The problem:
Begin with the first line and repeat exactly through the line containing "const BDY = -13.5;"; leave every image out.

======== Data listing ========

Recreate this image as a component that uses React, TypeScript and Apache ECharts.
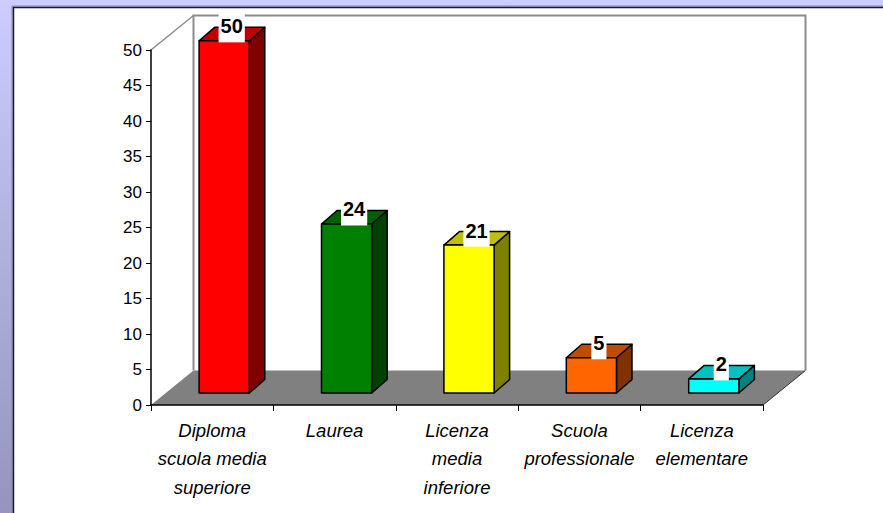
import React, { useEffect, useRef } from "react";
import * as echarts from "echarts";

const categories = [
  "Diploma\nscuola media\nsuperiore",
  "Laurea",
  "Licenza\nmedia\ninferiore",
  "Scuola\nprofessionale",
  "Licenza\nelementare",
];
const values = [50, 24, 21, 5, 2];
const frontColors = ["#ff0000", "#008000", "#ffff00", "#ff6600", "#00ffff"];
const topColors = ["#c00000", "#006000", "#c0c000", "#c04c00", "#00c0c0"];
const sideColors = ["#800000", "#004000", "#808000", "#803300", "#008080"];
const yTicks = { min: 0, max: 50, interval: 5 };

const FONT = "'Liberation Sans', Arial, Helvetica, sans-serif";

export default function App() {
  const ref = useRef<HTMLDivElement>(null);
  useEffect(() => {
    document.body.style.margin = "0";
    if (!ref.current) return;
    const chart = echarts.init(ref.current, null, { renderer: "svg" });
    const WDX = 42.5;
    const WDY = -34.5;
    const BDX = 15.5;
    const BDY = -13.5;

    const option: any = {
      animation: false,
      backgroundColor: {
        type: "linear",
        x: 0,
        y: 0,
        x2: 0,
        y2: 1,
        colorStops: [
          { offset: 0, color: "#ccccff" },
          { offset: 1, color: "#9494be" },
        ],
      },
      graphic: {
        elements: [
          {
            type: "rect",
            z: -10,
            silent: true,
            shape: { x: 12, y: 6, width: 900, height: 600 },
            style: { fill: "none", stroke: "#8888aa", lineWidth: 1 },
          },
          {
            type: "rect",
            z: -10,
            silent: true,
            shape: { x: 13.5, y: 7.5, width: 900, height: 600 },
            style: { fill: "#ffffff", stroke: "#1a1a2a", lineWidth: 1.5 },
          },
        ],
      },
      grid: { left: 151, top: 50, width: 612, height: 355, containLabel: false },
      xAxis: {
        type: "category",
        data: categories,
        axisLine: { show: true, lineStyle: { color: "#000", width: 1.5 } },
        axisTick: { show: true, interval: 0, length: 6, lineStyle: { color: "#000", width: 1 } },
        axisLabel: {
          interval: 0,
          margin: 11,
          color: "#000",
          fontFamily: FONT,
          fontStyle: "italic",
          fontSize: 18.5,
          lineHeight: 28.5,
        },
        splitLine: { show: false },
        z: 5,
      },
      yAxis: {
        type: "value",
        min: yTicks.min,
        max: yTicks.max,
        interval: yTicks.interval,
        axisLine: { show: true, lineStyle: { color: "#000", width: 1.5 } },
        axisTick: { show: true, length: 5, lineStyle: { color: "#000", width: 1 } },
        axisLabel: { margin: 9, color: "#000", fontFamily: FONT, fontSize: 17 },
        splitLine: { show: false },
        z: 5,
      },
      series: [
        {
          type: "custom",
          name: "walls",
          z: 1,
          silent: true,
          data: [[0, 0]],
          renderItem: (params: any, api: any) => {
            const bw = api.size([1, 0])[0];
            const p0 = api.coord([0, 0]);
            const p4 = api.coord([categories.length - 1, 0]);
            const pt = api.coord([0, yTicks.max]);
            const x0 = p0[0] - bw / 2;
            const x1 = p4[0] + bw / 2;
            const y0 = p0[1];
            const yT = pt[1];
            return {
              type: "group",
              children: [
                {
                  type: "polygon",
                  shape: {
                    points: [
                      [x0, y0],
                      [x1, y0],
                      [x1 + WDX, y0 + WDY],
                      [x0 + WDX, y0 + WDY],
                    ],
                  },
                  style: { fill: "#808080", stroke: "none" },
                },
                {
                  type: "line",
                  shape: { x1: x1, y1: y0, x2: x1 + WDX, y2: y0 + WDY },
                  style: { stroke: "#333", lineWidth: 1 },
                },
                {
                  type: "polyline",
                  shape: {
                    points: [
                      [x0 + WDX, y0 + WDY],
                      [x0 + WDX, yT + WDY],
                      [x1 + WDX, yT + WDY],
                      [x1 + WDX, y0 + WDY],
                    ],
                  },
                  style: { fill: "none", stroke: "#8c8c8c", lineWidth: 2 },
                },
                {
                  type: "line",
                  shape: { x1: x0, y1: yT, x2: x0 + WDX, y2: yT + WDY },
                  style: { stroke: "#8c8c8c", lineWidth: 1.5 },
                },
              ],
            };
          },
        },
        {
          type: "custom",
          name: "bars",
          z: 3,
          data: values.map((v, i) => [i, v]),
          renderItem: (params: any, api: any) => {
            const i = api.value(0);
            const v = api.value(1);
            const bw = api.size([1, 0])[0];
            const c = api.coord([i, v]);
            const b = api.coord([i, 0]);
            const w = bw * 0.41;
            const cx = c[0] + 12;
            const xl = cx - w / 2;
            const xr = cx + w / 2;
            const yB = b[1] - 12;
            const yT = yB - (b[1] - c[1]) * 0.992;
            const stroke = { stroke: "#000", lineWidth: 1.5, lineJoin: "round" };
            return {
              type: "group",
              children: [
                {
                  type: "polygon",
                  shape: {
                    points: [
                      [xr, yT],
                      [xr + BDX, yT + BDY],
                      [xr + BDX, yB + BDY],
                      [xr, yB],
                    ],
                  },
                  style: { fill: sideColors[i], ...stroke },
                },
                {
                  type: "polygon",
                  shape: {
                    points: [
                      [xl, yT],
                      [xr, yT],
                      [xr + BDX, yT + BDY],
                      [xl + BDX, yT + BDY],
                    ],
                  },
                  style: { fill: topColors[i], ...stroke },
                },
                {
                  type: "rect",
                  shape: { x: xl, y: yT, width: w, height: yB - yT },
                  style: { fill: frontColors[i], ...stroke },
                },
                {
                  type: "text",
                  x: cx + 7.5,
                  y: yT - 14.5,
                  z2: 10,
                  style: {
                    text: String(values[i]),
                    fill: "#000",
                    fontFamily: FONT,
                    fontWeight: "bold",
                    fontSize: 20,
                    lineHeight: 20,
                    align: "center",
                    verticalAlign: "middle",
                    backgroundColor: "#ffffff",
                    padding: [6, 2, 6, 2],
                  },
                },
              ],
            };
          },
        },
      ],
    };
    chart.setOption(option);
    return () => chart.dispose();
  }, []);
  return <div ref={ref} style={{ width: 883, height: 513 }} />;
}
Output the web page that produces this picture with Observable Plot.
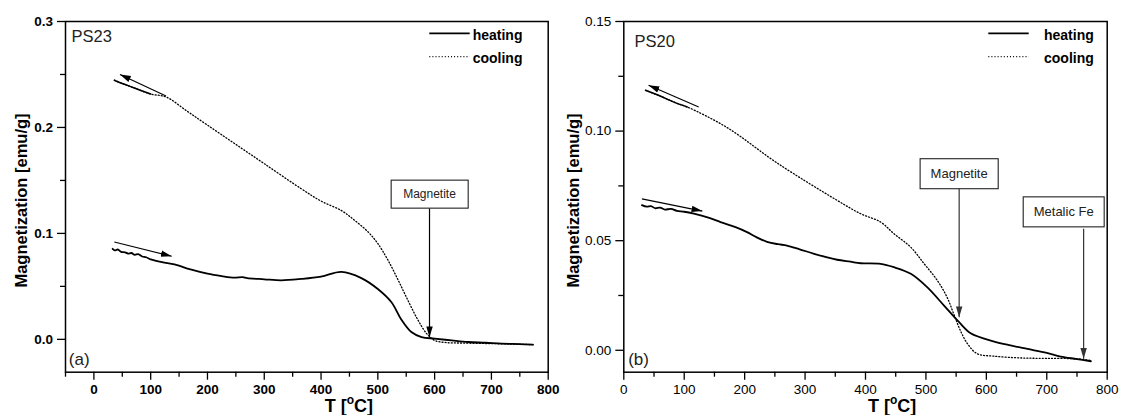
<!DOCTYPE html>
<html><head><meta charset="utf-8">
<script src="https://cdn.jsdelivr.net/npm/d3@7"></script>
<script src="https://cdn.jsdelivr.net/npm/@observablehq/plot@0.6"></script>
<style>
body{margin:0;background:#fff;}
#wrap{display:flex;width:1121px;height:415px;overflow:hidden;background:#fff;}
#wrap svg{display:block;flex:none;}
</style></head><body><div id="wrap"></div>
<script>
// ---------- Panel (a) PS23 ----------
const heatT_a = [33, 37, 42, 48, 55, 60, 66, 72, 78, 85, 92, 100, 120, 142, 170, 200, 225, 247, 262, 270, 300, 330, 365, 400, 436, 471, 500, 524, 541, 559, 577, 600, 630, 659, 690, 718, 750, 773];
const heatM_a = [0.0855, 0.0840, 0.0848, 0.0826, 0.0822, 0.0810, 0.0815, 0.0798, 0.0805, 0.0782, 0.0775, 0.0755, 0.0728, 0.0708, 0.0660, 0.0620, 0.0597, 0.0582, 0.0588, 0.0578, 0.0567, 0.0557, 0.0570, 0.0592, 0.0636, 0.0578, 0.0475, 0.0350, 0.0190, 0.0069, 0.0022, 0.0007, -0.0010, -0.0025, -0.0032, -0.0040, -0.0045, -0.0050];
const coolT_a = [36, 50, 70, 100, 127, 165, 200, 247, 300, 365, 400, 436, 459, 483, 500, 518, 536, 553, 571, 586, 600, 620, 650, 700, 740, 775];
const coolM_a = [0.2446, 0.2415, 0.2375, 0.2315, 0.2288, 0.2150, 0.2022, 0.1851, 0.1658, 0.1422, 0.1305, 0.1215, 0.1124, 0.1013, 0.0904, 0.0746, 0.0557, 0.0368, 0.0179, 0.0054, -0.0010, -0.0030, -0.0035, -0.0040, -0.0045, -0.0050];
const dirArrows_a = [
  {T1: 127, M1: 0.2297, T2: 46, M2: 0.2500},
  {T1: 36, M1: 0.0919, T2: 137, M2: 0.0784}
];
const annots_a = [{label: "Magnetite", T: 591, Mtop: 0.1237, Mtip: 0.0020, Tx: 591, My: 0.1369}];

// ---------- Panel (b) PS20 ----------
const heatT_b = [30, 38, 45, 52, 60, 68, 78, 88, 100, 116, 140, 160, 185, 204, 220, 237, 255, 270, 290, 315, 335, 353, 375, 392, 425, 447, 475, 502, 530, 555, 574, 613, 640, 668, 700, 723, 750, 773];
const heatM_b = [0.0662, 0.0655, 0.0658, 0.0648, 0.0651, 0.0642, 0.0645, 0.0636, 0.0632, 0.0623, 0.0605, 0.0585, 0.0562, 0.0539, 0.0515, 0.0495, 0.0484, 0.0478, 0.0462, 0.0440, 0.0425, 0.0413, 0.0404, 0.0397, 0.0394, 0.0379, 0.0349, 0.0288, 0.0204, 0.0128, 0.0078, 0.0040, 0.0022, 0.0006, -0.0012, -0.0029, -0.0040, -0.0050];
const coolT_b = [36, 60, 85, 105, 171, 254, 353, 392, 425, 447, 475, 497, 519, 535, 546, 557, 569, 585, 613, 657, 700, 751, 773];
const coolM_b = [0.1186, 0.1160, 0.1130, 0.1110, 0.1016, 0.0854, 0.0684, 0.0623, 0.0585, 0.0532, 0.0470, 0.0395, 0.0318, 0.0242, 0.0166, 0.0090, 0.0029, -0.0016, -0.0027, -0.0035, -0.0037, -0.0039, -0.0047];
const dirArrows_b = [
  {T1: 124, M1: 0.1110, T2: 41, M2: 0.1209},
  {T1: 30, M1: 0.0691, T2: 130, M2: 0.0635}
];
const annots_b = [
  {label: "Magnetite", T: 555, Mtop: 0.0738, Mtip: 0.0151, Tx: 555, My: 0.0804},
  {label: "Metalic Fe", T: 761, Mtop: 0.0554, Mtip: -0.0039, Tx: 728, My: 0.0630}
];

// ---------- Axis ticks ----------
const xMajor = [0, 100, 200, 300, 400, 500, 600, 700, 800];
const xMinor_a = [-50, 50, 150, 250, 350, 450, 550, 650, 750];
const xMinor_b = [50, 150, 250, 350, 450, 550, 650, 750];
const yMajor_a = [0, 0.1, 0.2, 0.3];
const yMinor_a = [0.05, 0.15, 0.25];
const yMajor_b = [0, 0.05, 0.10, 0.15];
const yMinor_b = [0.025, 0.075, 0.125];

const FONT = "'Liberation Sans', Arial, Helvetica, sans-serif";

function panel(o) {
  const heat = o.heatT.map((t, i) => ({T: t, M: o.heatM[i]}));
  const cool = o.coolT.map((t, i) => ({T: t, M: o.coolM[i]}));
  const dense = cool.filter(d => d.T <= o.denseMax);
  const svg = Plot.plot({
    width: o.width, height: 415,
    marginLeft: o.ml, marginRight: o.mr, marginTop: 21, marginBottom: 43.3,
    x: {domain: o.xDomain},
    y: {domain: o.yDomain},
    style: {fontFamily: FONT, background: "white", color: "black", overflow: "visible"},
    marks: [
      Plot.axisX({ticks: xMajor, tickSize: 8, tickPadding: 4, tickFormat: d => String(d), fontSize: 13.5, fontWeight: o.tickWeight, strokeWidth: 1.3, label: null}),
      Plot.axisX({ticks: o.xMinor, tickSize: 5, tickFormat: () => "", strokeWidth: 1.3, label: null}),
      Plot.axisY({ticks: o.yMajor, tickSize: 8, tickPadding: 4.5, tickFormat: d3.format(o.yFmt), fontSize: 13.5, fontWeight: o.tickWeight, strokeWidth: 1.3, label: null}),
      Plot.axisY({ticks: o.yMinor, tickSize: 5, tickFormat: () => "", strokeWidth: 1.3, label: null}),
      Plot.frame({stroke: "black", strokeWidth: 1.5}),
      Plot.line(cool, {x: "T", y: "M", stroke: "black", strokeWidth: 1.3, strokeDasharray: "1,2.1", curve: "catmull-rom"}),
      Plot.line(dense, {x: "T", y: "M", stroke: "black", strokeWidth: 1.5, curve: "catmull-rom"}),
      Plot.line(heat, {x: "T", y: "M", stroke: "black", strokeWidth: 1.8, curve: "catmull-rom"}),
      Plot.link(o.dirArrows, {x1: "T1", y1: "M1", x2: "T2", y2: "M2", stroke: "black", strokeWidth: 1.2, markerEnd: "arrow"}),
      Plot.link(o.annots, {x1: "T", y1: "Mtop", x2: "T", y2: "Mtip", stroke: o.annColor, strokeWidth: 1.2, markerEnd: "arrow"}),
      Plot.text(o.annots, {x: "Tx", y: "My", text: "label", fontSize: o.annSize, fill: "#222"}),
      Plot.text([o.sample], {frameAnchor: "top-left", dx: o.sampleDx, dy: o.sampleDy, lineAnchor: "bottom", textAnchor: "start", fontSize: 16.5, fill: "#222"}),
      Plot.text([o.tag], {frameAnchor: "bottom-left", dx: o.tagDx, dy: -7.7, lineAnchor: "bottom", textAnchor: "start", fontSize: 17, fill: "#222"})
    ]
  });
  document.getElementById("wrap").appendChild(svg);
  const s = d3.select(svg);
  const fr = o.width - o.mr, ft = 21;

  // filled arrowheads
  s.selectAll("marker").each(function() {
    const m = d3.select(this);
    const c = m.attr("stroke") || "black";
    m.attr("viewBox", "-10 -5 10 10").attr("markerWidth", 9).attr("markerHeight", 9)
     .attr("fill", c).attr("stroke", "none");
    m.selectAll("path").attr("d", "M-10,-3L0,0L-10,3Z");
  });

  // annotation boxes (drawn in the text's own transformed space)
  const labels = new Set(o.annots.map(d => d.label));
  s.selectAll("text").filter(function() { return labels.has(this.textContent); }).each(function() {
    const b = this.getBBox();
    const px = o.boxPadX, py = o.boxPadY;
    d3.select(this.parentNode).insert("rect", () => this)
      .attr("transform", this.getAttribute("transform"))
      .attr("x", b.x - px).attr("y", b.y - py)
      .attr("width", b.width + 2 * px).attr("height", b.height + 2 * py)
      .attr("fill", "white").attr("stroke", "#222").attr("stroke-width", 1.1);
  });

  // legend
  const lg = s.append("g").attr("font-family", FONT).attr("font-weight", "bold").attr("font-size", 14)
    .attr("fill", "black").attr("text-anchor", "start");
  lg.append("line").attr("x1", fr - 118.4).attr("x2", fr - 78).attr("y1", ft + 12.3).attr("y2", ft + 12.3)
    .attr("stroke", "black").attr("stroke-width", 1.8);
  lg.append("line").attr("x1", fr - 118.4).attr("x2", fr - 78).attr("y1", ft + 35.7).attr("y2", ft + 35.7)
    .attr("stroke", "black").attr("stroke-width", 1.2).attr("stroke-dasharray", "1,2.1");
  lg.append("text").attr("x", fr - o.legTextOff).attr("y", ft + 19).text("heating");
  lg.append("text").attr("x", fr - o.legTextOff).attr("y", ft + 41.5).text("cooling");

  // y axis title
  s.append("text").attr("transform", `translate(${o.yTitleX},200.5) rotate(-90)`)
    .attr("text-anchor", "middle").attr("font-family", FONT).attr("font-weight", "bold")
    .attr("font-size", 16.5).attr("fill", "black").text("Magnetization [emu/g]");

  // x axis title with superscript
  const xs = svg.scale("x");
  const tx = s.append("text").attr("x", xs.apply(o.xTitleT)).attr("y", 411.5)
    .attr("text-anchor", "middle").attr("font-family", FONT).attr("font-weight", "bold")
    .attr("font-size", 18).attr("fill", "black");
  tx.append("tspan").text("T [");
  tx.append("tspan").attr("font-size", 12).attr("dy", -8).text("o");
  tx.append("tspan").attr("dy", 8).text("C]");
}

panel({
  width: 560, ml: 65, mr: 12.3, xDomain: [-50, 800], yDomain: [-0.031, 0.3],
  heatT: heatT_a, heatM: heatM_a, coolT: coolT_a, coolM: coolM_a, denseMax: 100,
  dirArrows: dirArrows_a, annots: annots_a, annColor: "black", annSize: 12, boxPadX: 12, boxPadY: 7,
  xMinor: xMinor_a, yMajor: yMajor_a, yMinor: yMinor_a, yFmt: ".1f", tickWeight: "bold",
  sample: "PS23", sampleDx: 6, sampleDy: 20.7, tag: "(a)", tagDx: 3.3,
  legTextOff: 75, yTitleX: 27, xTitleT: 450
});
panel({
  width: 561, ml: 63.3, mr: 14.3, xDomain: [0, 800], yDomain: [-0.01, 0.15],
  heatT: heatT_b, heatM: heatM_b, coolT: coolT_b, coolM: coolM_b, denseMax: 105,
  dirArrows: dirArrows_b, annots: annots_b, annColor: "#333", annSize: 13, boxPadX: 10.5, boxPadY: 7.5,
  xMinor: xMinor_b, yMajor: yMajor_b, yMinor: yMinor_b, yFmt: ".2f", tickWeight: "normal",
  sample: "PS20", sampleDx: 10.7, sampleDy: 25, tag: "(b)", tagDx: 4.4,
  legTextOff: 62.7, yTitleX: 18.5, xTitleT: 445
});
</script></body></html>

========

Finished exercise:
Recreate this image as a component that uses React, TypeScript and Apache ECharts.
import React, { useEffect, useRef } from "react";
import * as echarts from "echarts";

const categories = [
  "Diploma\nscuola media\nsuperiore",
  "Laurea",
  "Licenza\nmedia\ninferiore",
  "Scuola\nprofessionale",
  "Licenza\nelementare",
];
const values = [50, 24, 21, 5, 2];
const frontColors = ["#ff0000", "#008000", "#ffff00", "#ff6600", "#00ffff"];
const topColors = ["#c00000", "#006000", "#c0c000", "#c04c00", "#00c0c0"];
const sideColors = ["#800000", "#004000", "#808000", "#803300", "#008080"];
const yTicks = { min: 0, max: 50, interval: 5 };

const FONT = "'Liberation Sans', Arial, Helvetica, sans-serif";

export default function App() {
  const ref = useRef<HTMLDivElement>(null);
  useEffect(() => {
    document.body.style.margin = "0";
    if (!ref.current) return;
    const chart = echarts.init(ref.current, null, { renderer: "svg" });
    const WDX = 42.5;
    const WDY = -34.5;
    const BDX = 15.5;
    const BDY = -13.5;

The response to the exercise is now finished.